In the film section this week, we’ve got two lovely reviews of Milk, the Harvey Milk biopic that opens today. They’re both great, and you should read them both here.

David Schmader takes on Milk the film:
As always, major props must go to Milk the man, the gay late bloomer who became a political force, and whose life story is packed with enough gay drama, political intrigue, and true crime to fuel one of Milk’s beloved operas. As for the living artists behind Milk, they deserve props of their own. Working in his straightforward Hollywood mode, director Van Sant gets the job done and stays in the background, his presence felt most strongly in the film’s comfortably unabashed sexuality. (There’s tongue in the first five minutes.) But the lion’s share of credit for Milk’s success belongs to star Sean Penn, whose devotion to the film helped secure its production, and whose performance in the title role is a major accomplishment: quietly amazing, simultaneously lived-in and spontaneous, his best ever.
Eli Sanders takes on Milk the sobering-lesson-for-modern-gay-rights-activists:
There will no doubt be a certain pride at feeling that Milk’s legacy of in-the-streets activism is alive and well. But, if the facts are considered, beneath that pride will be a certain amount of disappointment. Disappointment that we’re still having this insane debate so many years after Milk, with his trademark humor and fury, called it insane in the streets of the Castro. And disappointment that in 2008, gay Californians were not able to beat back an antigay statewide proposition in the same way that Milk, as the film reminds us, beat back the antigay Proposition 6 in California in 1978.
The cold fact is that gay-rights advocates, for all their outrage and action after Prop 8 passed, were not able to successfully implement the simple lessons of the Milk-led victory over Prop 6: Talk to your opponents, win over as many of them as you can on the merits of your argument, and, because you’ll never win them all over, do everything in your power to expand your urban base and drive your core supporters to the polls.

“Crying Over Killed Milk”? Wow.
@1 My thoughts exactly
Too bad Milk didn’t open wide, at least in California, before the election. Maybe things would have turned out differently.
Oh, man. Your headline is sooooooo much more offensive than that Seattle Times header, Lindy.
If you need me, I’ll be crying under my desk.
Schmader wrote it! Blame Schmader!
Best headline ever! Yaaaaaaay! Now I can go see this tearjerker with my head held high.
Lindy,
You used it.
If it’s not too offensive for Schmader, it’s not too offensive for me.
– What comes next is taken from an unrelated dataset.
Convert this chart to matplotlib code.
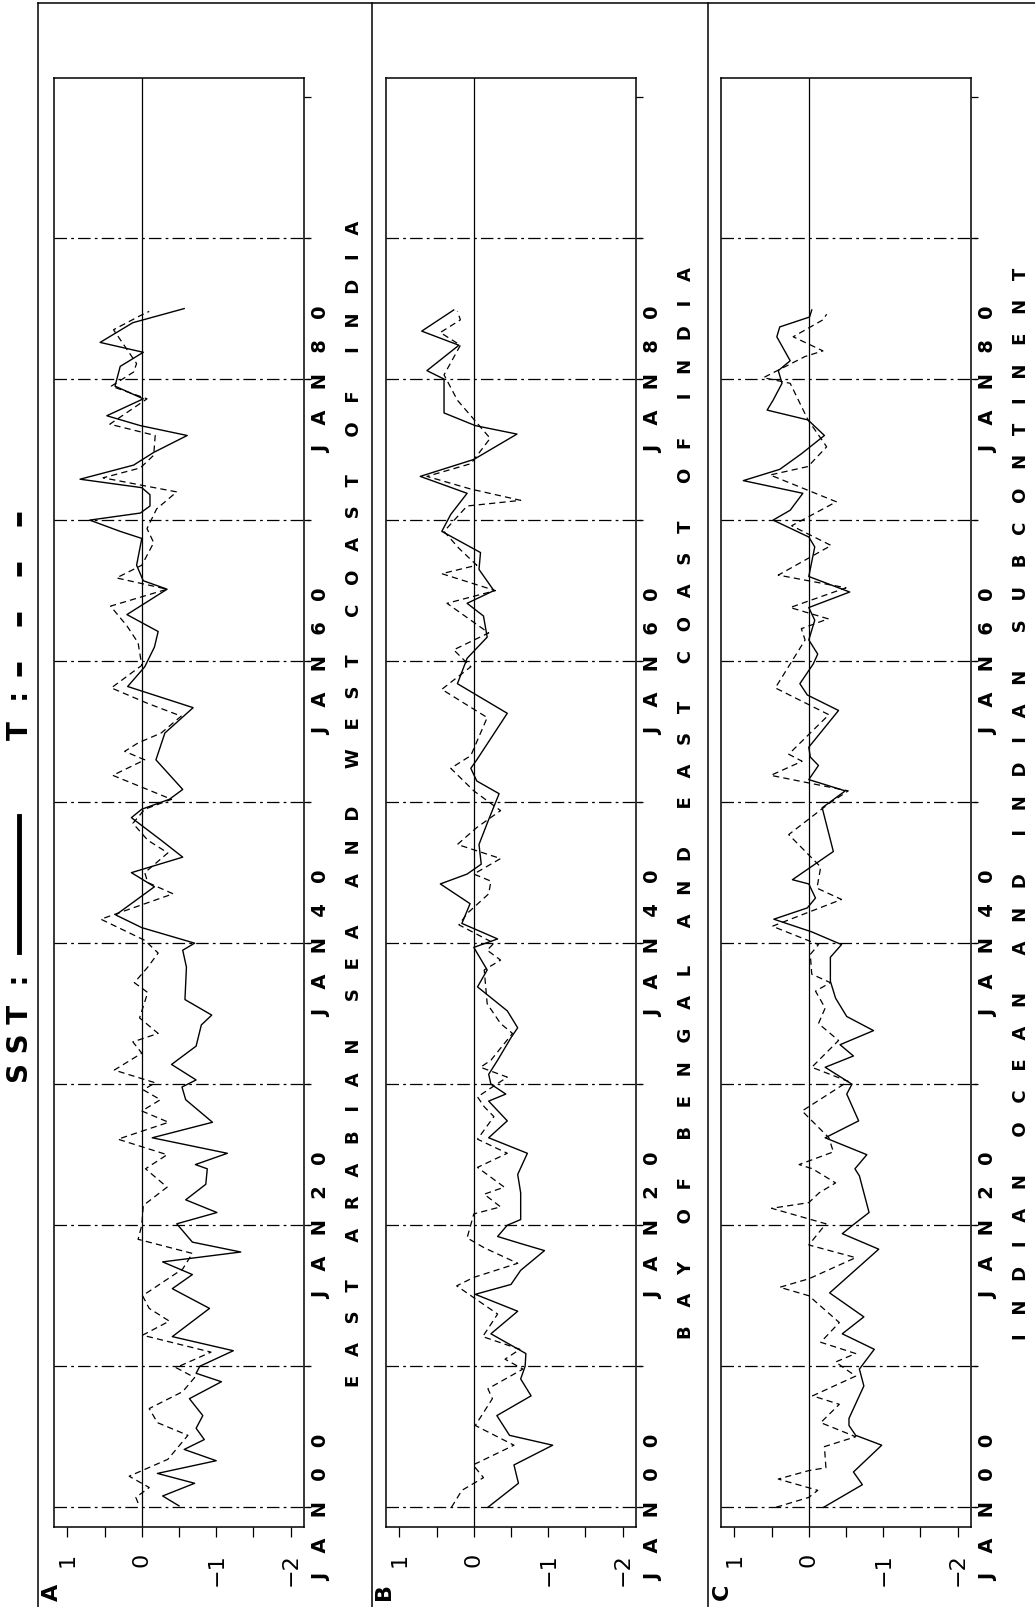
import matplotlib
matplotlib.use("Agg")
import matplotlib.pyplot as plt
from matplotlib.lines import Line2D

plt.rcParams['font.family'] = ['DejaVu Sans']
plt.rcParams['lines.scale_dashes'] = False

# ---- data (year, anomaly) ----
# panel A: East Arabian Sea and west coast of India
a_sst_year = [1900.1, 1900.8, 1901.7, 1902.4, 1903.3, 1904.1, 1904.8, 1905.6, 1906.5, 1907.7,
              1908.9, 1909.5, 1910.0, 1911.1, 1912.1, 1914.1, 1915.5, 1916.5, 1917.4, 1918.1,
              1918.8, 1920.1, 1920.9, 1921.8, 1922.9, 1924.0, 1924.3, 1925.1, 1926.2, 1927.3,
              1928.9, 1929.8, 1930.3, 1931.4, 1932.7, 1934.2, 1934.9, 1936.0, 1938.3, 1939.5,
              1940.0, 1941.1, 1942.0, 1944.0, 1945.0, 1946.1, 1947.3, 1948.9, 1949.5, 1950.2,
              1950.9, 1953.0, 1954.9, 1956.7, 1958.2, 1959.6, 1961.0, 1962.1, 1963.3, 1965.1,
              1965.7, 1966.8, 1968.7, 1969.2, 1970.0, 1970.5, 1971.0, 1971.8, 1972.3, 1972.9,
              1973.9, 1974.8, 1976.0, 1976.7, 1977.4, 1978.6, 1979.5, 1980.9, 1981.9, 1982.6,
              1984.0, 1985.0]
a_sst = [-0.50, -0.28, -0.71, -0.21, -1.00, -0.57, -0.84, -0.73, -0.82, -0.64,
         -1.07, -0.73, -0.78, -1.23, -0.41, -0.91, -0.41, -0.68, -0.28, -1.33,
         -0.68, -0.47, -1.01, -0.59, -0.86, -0.88, -0.72, -1.15, -0.14, -0.95,
         -0.59, -0.54, -0.73, -0.40, -0.73, -0.80, -0.94, -0.58, -0.60, -0.55,
         -0.71, 0.00, 0.35, -0.17, 0.14, -0.55, -0.26, 0.14, 0.00, -0.37,
         -0.55, -0.19, -0.31, -0.69, 0.19, -0.04, -0.17, -0.22, 0.20, -0.34,
         -0.02, 0.07, 0.00, 0.29, 0.70, 0.02, -0.11, -0.11, 0.00, 0.83,
         0.11, -0.16, -0.61, 0.02, 0.47, -0.02, 0.36, 0.29, -0.02, 0.56,
         0.12, -0.57]
a_t_year = [1900.3, 1900.7, 1901.4, 1902.2, 1903.4, 1905.1, 1906.0, 1907.0, 1908.2, 1909.2,
            1909.9, 1911.0, 1912.2, 1913.2, 1914.1, 1915.0, 1916.9, 1918.0, 1919.0, 1920.0,
            1921.4, 1922.7, 1924.0, 1925.0, 1926.1, 1927.3, 1928.1, 1928.9, 1929.6, 1930.1,
            1931.0, 1932.2, 1933.0, 1933.6, 1934.7, 1936.5, 1937.2, 1938.3, 1939.3, 1940.2,
            1941.7, 1943.5, 1944.3, 1945.0, 1946.4, 1947.3, 1948.5, 1949.5, 1950.2, 1951.9,
            1953.0, 1953.6, 1954.2, 1954.9, 1956.1, 1957.0, 1958.1, 1959.7, 1961.3, 1962.5,
            1963.9, 1965.1, 1965.9, 1966.8, 1968.4, 1969.4, 1970.8, 1972.0, 1972.4, 1973.0,
            1973.7, 1974.6, 1976.0, 1976.8, 1978.6, 1979.5, 1980.5, 1981.1, 1983.5, 1984.5,
            1984.8]
a_t = [0.05, 0.08, -0.10, 0.17, -0.35, -0.62, -0.21, -0.10, -0.55, -0.71,
       -0.46, -0.93, -0.01, -0.37, -0.10, -0.01, -0.55, -0.68, 0.05, 0.00,
       -0.02, -0.34, -0.05, -0.34, 0.32, -0.36, 0.00, -0.25, -0.02, -0.18,
       0.37, 0.00, 0.12, -0.22, 0.03, -0.08, 0.10, -0.08, -0.22, -0.04,
       0.55, -0.42, -0.08, -0.04, -0.35, -0.08, 0.12, -0.04, -0.40, 0.39,
       -0.04, 0.23, 0.05, -0.26, -0.53, -0.08, 0.41, 0.00, 0.05, 0.20,
       0.42, -0.34, 0.34, 0.00, -0.16, -0.07, -0.20, -0.47, -0.07, 0.52,
       0.02, -0.16, -0.18, 0.43, -0.07, 0.41, 0.11, 0.07, 0.38, 0.02,
       -0.10]

# panel B: Bay of Bengal and east coast of India
b_sst_year = [1900.0, 1901.7, 1903.0, 1904.4, 1905.1, 1906.5, 1907.9, 1909.1, 1910.0, 1910.9,
              1912.3, 1913.9, 1915.1, 1915.8, 1916.8, 1918.2, 1918.7, 1919.2, 1920.0, 1920.4,
              1922.3, 1923.6, 1925.1, 1926.2, 1927.4, 1928.8, 1929.3, 1930.0, 1930.7, 1931.7,
              1933.3, 1934.0, 1935.2, 1936.9, 1938.1, 1939.7, 1940.3, 1941.4, 1942.8, 1944.2,
              1944.9, 1945.6, 1947.0, 1948.5, 1950.6, 1951.5, 1952.4, 1953.0, 1956.3, 1958.4,
              1960.2, 1961.7, 1963.2, 1964.1, 1965.0, 1966.5, 1967.7, 1969.2, 1970.4, 1971.9,
              1973.1, 1974.3, 1976.1, 1976.7, 1977.6, 1980.0, 1980.6, 1982.4, 1983.4, 1984.9]
b_sst = [-0.19, -0.60, -0.54, -1.06, -0.48, -0.31, -0.77, -0.63, -0.69, -0.70,
         -0.23, -0.59, -0.02, -0.50, -0.63, -0.95, -0.63, -0.32, -0.45, -0.63,
         -0.63, -0.59, -0.72, -0.20, -0.45, -0.20, -0.43, -0.23, -0.20, -0.32,
         -0.50, -0.59, -0.45, -0.05, -0.18, 0.00, -0.32, 0.16, 0.05, 0.45,
         0.09, -0.10, -0.07, -0.18, -0.34, -0.04, 0.04, -0.04, -0.45, 0.22,
         0.09, -0.18, -0.13, 0.09, -0.27, -0.07, -0.09, 0.43, 0.31, 0.09,
         0.72, 0.00, -0.58, -0.02, 0.40, 0.40, 0.63, 0.20, 0.70, 0.27]
b_t_year = [1900.0, 1901.2, 1902.1, 1903.0, 1904.4, 1905.8, 1907.7, 1908.4, 1909.8, 1910.5,
            1911.2, 1912.1, 1913.7, 1915.7, 1916.3, 1917.3, 1918.4, 1919.1, 1920.8, 1921.3,
            1922.2, 1922.7, 1924.1, 1925.1, 1926.1, 1927.7, 1928.4, 1929.1, 1930.5, 1931.2,
            1931.7, 1933.6, 1934.3, 1935.7, 1938.1, 1938.8, 1939.5, 1940.0, 1941.3, 1942.1,
            1943.5, 1944.4, 1944.9, 1946.0, 1947.0, 1948.2, 1949.4, 1950.8, 1952.4, 1953.3,
            1956.0, 1958.0, 1959.6, 1960.8, 1962.0, 1964.1, 1965.0, 1966.2, 1966.8, 1968.0,
            1969.2, 1971.0, 1971.4, 1972.2, 1973.1, 1974.0, 1975.8, 1978.5, 1980.3, 1982.4,
            1983.3, 1984.2, 1984.8]
b_t = [0.30, 0.16, -0.13, 0.01, -0.54, -0.02, -0.25, -0.19, -0.66, -0.42,
       -0.62, -0.12, -0.32, 0.23, 0.00, -0.59, -0.14, 0.09, 0.00, -0.36,
       -0.14, -0.41, -0.05, -0.45, -0.05, -0.27, -0.14, -0.05, -0.45, -0.09,
       -0.23, -0.52, -0.36, -0.18, -0.14, -0.36, -0.18, -0.27, 0.20, 0.09,
       -0.20, -0.23, 0.00, -0.36, 0.22, -0.04, -0.36, 0.00, 0.31, 0.04,
       -0.18, 0.43, 0.04, 0.27, -0.20, 0.36, -0.29, 0.43, -0.04, 0.20,
       0.40, 0.09, -0.63, 0.04, 0.63, 0.04, -0.22, 0.22, 0.40, 0.18,
       0.45, 0.18, 0.22]

# panel C: Indian Ocean and Indian subcontinent
c_sst_year = [1900.0, 1901.6, 1902.5, 1904.4, 1905.1, 1905.8, 1906.3, 1908.6, 1909.8, 1911.2,
              1912.3, 1913.5, 1915.2, 1918.3, 1919.4, 1920.0, 1920.9, 1923.5, 1924.0, 1925.0,
              1926.2, 1927.4, 1929.3, 1930.0, 1931.2, 1932.0, 1932.8, 1933.8, 1934.8, 1936.1,
              1937.3, 1939.0, 1939.9, 1940.8, 1941.7, 1942.5, 1943.2, 1944.2, 1944.5, 1946.5,
              1949.6, 1950.8, 1951.6, 1952.6, 1953.2, 1953.9, 1956.5, 1957.6, 1958.4, 1959.8,
              1960.5, 1961.5, 1962.9, 1963.8, 1964.9, 1966.0, 1968.1, 1968.8, 1970.0, 1970.7,
              1971.9, 1972.8, 1973.6, 1974.7, 1976.0, 1977.1, 1977.8, 1978.5, 1979.7, 1980.6,
              1981.3, 1983.0, 1983.7, 1984.4, 1984.9]
c_sst = [-0.20, -0.72, -0.60, -0.98, -0.63, -0.54, -0.54, -0.74, -0.68, -0.88,
         -0.45, -0.74, -0.28, -0.94, -0.45, -0.59, -0.81, -0.68, -0.62, -0.78,
         -0.22, -0.67, -0.51, -0.58, -0.22, -0.60, -0.42, -0.87, -0.51, -0.36,
         -0.29, -0.29, -0.44, -0.04, 0.47, 0.02, -0.09, 0.00, 0.22, -0.33,
         -0.18, -0.49, 0.00, -0.13, -0.02, 0.00, -0.40, 0.02, 0.12, -0.06,
         -0.12, 0.00, -0.08, 0.00, -0.55, 0.00, -0.08, 0.00, 0.48, 0.25,
         0.08, 0.88, 0.39, 0.10, -0.21, 0.01, 0.56, 0.48, 0.36, 0.41,
         0.25, 0.43, 0.39, -0.01, -0.04]
c_t_year = [1900.0, 1900.7, 1901.2, 1902.0, 1902.6, 1902.8, 1904.3, 1905.0, 1906.0, 1907.3,
            1907.9, 1909.3, 1910.3, 1910.9, 1911.7, 1913.1, 1915.0, 1915.6, 1916.2, 1917.7,
            1918.6, 1920.1, 1921.2, 1921.6, 1922.3, 1923.0, 1924.0, 1924.3, 1925.2, 1926.2,
            1928.1, 1930.2, 1931.2, 1933.1, 1934.3, 1935.4, 1936.6, 1937.2, 1937.8, 1939.2,
            1939.9, 1941.2, 1943.1, 1943.9, 1945.4, 1947.7, 1949.9, 1950.8, 1951.9, 1952.9,
            1953.4, 1956.2, 1958.1, 1959.8, 1961.5, 1962.3, 1963.0, 1963.8, 1965.2, 1966.1,
            1968.2, 1969.6, 1971.3, 1973.2, 1973.8, 1975.2, 1977.1, 1979.7, 1980.1, 1981.6,
            1982.0, 1983.0, 1984.2, 1984.6]
c_t = [0.44, 0.00, -0.12, 0.41, 0.00, -0.23, -0.21, -0.63, -0.16, -0.41,
       -0.05, -0.63, -0.36, -0.63, -0.16, -0.41, 0.00, 0.39, 0.00, -0.63,
       0.00, -0.23, 0.50, 0.00, -0.14, -0.36, -0.05, 0.13, -0.33, -0.27,
       0.09, -0.53, -0.04, -0.40, -0.13, -0.22, -0.09, -0.29, -0.04, -0.02,
       -0.13, 0.49, -0.44, -0.11, -0.16, 0.27, -0.27, -0.53, 0.51, 0.09,
       0.27, -0.27, 0.45, 0.25, 0.05, 0.10, -0.26, 0.25, -0.50, 0.41,
       -0.30, 0.23, -0.37, 0.52, 0.01, -0.24, 0.01, 0.25, 0.61, 0.05,
       -0.19, 0.21, -0.19, -0.24]

panel_letters = ['A', 'B', 'C']
region_titles = ['EAST ARABIAN SEA AND WEST COAST OF INDIA',
                 'BAY OF BENGAL AND EAST COAST OF INDIA',
                 'INDIAN OCEAN AND INDIAN SUBCONTINENT']
value_ticks = [1, 0, -1, -2]
value_labels = ['1', '0', '\u22121', '\u22122']
decades = list(range(1900, 2001, 10))

panels = [
    (a_sst_year, a_sst, a_t_year, a_t),
    (b_sst_year, b_sst, b_t_year, b_t),
    (c_sst_year, c_sst, c_t_year, c_t),
]

W, H = 1035, 1608
fig = plt.figure(figsize=(W / 100, H / 100), dpi=100)


def spaced(text, gap=3, word_gap=6):
    # the plotter font is very widely spaced, fake it with blanks
    return (' ' * word_gap).join((' ' * gap).join(w) for w in text.split(' '))


def px(x, y):
    # pixel position in the scan -> figure fraction
    return x / W, 1 - y / H


axes_left = [54, 386, 721]
for i, (sy, sv, ty, tv) in enumerate(panels):
    l = axes_left[i]
    ax = fig.add_axes([l / W, (H - 1528) / H, 250 / W, (1528 - 79) / H])
    ax.plot(sv, sy, color='black', lw=1.0)
    ax.plot(tv, ty, color='black', lw=0.9, dashes=(4.5, 3))
    ax.axvline(0, color='black', lw=0.9)
    for yr in decades[:-1]:
        ax.axhline(yr, xmin=0, xmax=1.03, color='black', lw=0.9,
                   dashes=(9, 3, 2, 3), clip_on=False)
    ax.set_xlim(1.18, -2.18)
    ax.set_ylim(1898.6, 2001.35)

    ax.set_xticks(value_ticks)
    ax.set_xticks([0.5, -0.5, -1.5], minor=True)
    ax.set_xticklabels(value_labels, rotation=90, fontsize=16)
    ax.tick_params(axis='x', which='both', direction='out', length=7, width=0.9, pad=11)

    ax.yaxis.tick_right()
    ax.set_yticks(decades)
    ylabels = ['JAN%02d' % (yr % 100) if yr % 20 == 0 and yr < 2000 else '' for yr in decades]
    ax.set_yticklabels([spaced(s) for s in ylabels], rotation=90, fontsize=14,
                       fontweight='bold', va='center')
    ax.tick_params(axis='y', direction='out', length=5, width=0.9, pad=1)

    for sp in ax.spines.values():
        sp.set_linewidth(1.1)

    ax.text(1.2, 0.5, spaced(region_titles[i]), transform=ax.transAxes, rotation=90,
            ha='center', va='center', fontsize=13, fontweight='bold')

# outer panel frames
frame_x = [38, 372, 708]
for x in frame_x:
    fig.add_artist(Line2D(*zip(px(x, 4), px(x, H)), color='black', lw=1.1))
fig.add_artist(Line2D(*zip(px(38, 4), px(W, 4)), color='black', lw=1.1))

for x, letter in zip([52, 384, 722], panel_letters):
    fig.text(*px(x, 1592), letter, rotation=90, ha='center', va='center',
             fontsize=16, fontweight='bold')

# legend drawn by hand in the left margin
fig.text(*px(20, 1083), 'S S T  :', rotation=90, ha='center', va='bottom',
         fontsize=20, fontweight='bold')
fig.add_artist(Line2D(*zip(px(19, 953), px(19, 817)), color='black', lw=3.5))
fig.text(*px(20, 740), 'T  :', rotation=90, ha='center', va='bottom',
         fontsize=20, fontweight='bold')
fig.add_artist(Line2D(*zip(px(19, 677), px(19, 505)), color='black', lw=3.5,
                      dashes=(10, 26)))

fig.savefig('out.png', dpi=100)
@3, your point is well taken. According to the terrific Gus Van Sant interview at FilminFocus, they decided to split the difference, i.e. to premiere before the election and to open afterwards. Van Sant predicts the movie will have a longer theatrical life that way. And I agree with David and Eli: it’s an amazing piece of work.
That headline is offensive regardless of who wrote it.
Offensive headline? No, accurate and witty.
Buy one sense of humor, people.
You spoiled the ending.
Eli is right: We need to talk to people, not shout and demonize them. It’s hard to do this when you’re angry but in that direction lies victory. Trust me on this.
I take it back, Lindy. Kudos.
Just got back from the night showing – amazing. Great on all angles – personal story, inspirational hero, political wonkery, “show how the bigots haven’t changed at all” – was all weepy at the end. Friend of mine declared, “This is one of those movies everyone should see.”
@11— Humor?
Why don’t you ask Diane Feinstein about it. She had to find a pulse by sticking her fingers in bullet holes. She must just laugh herself to sleep.
Buy a sense of humor….you, asshole.
Best headline ever, really.
How often does a movie get two reviews in the same issue?
@17
See, that’s why crying is an apt word for the headline. And it’s witty, too. Bonus.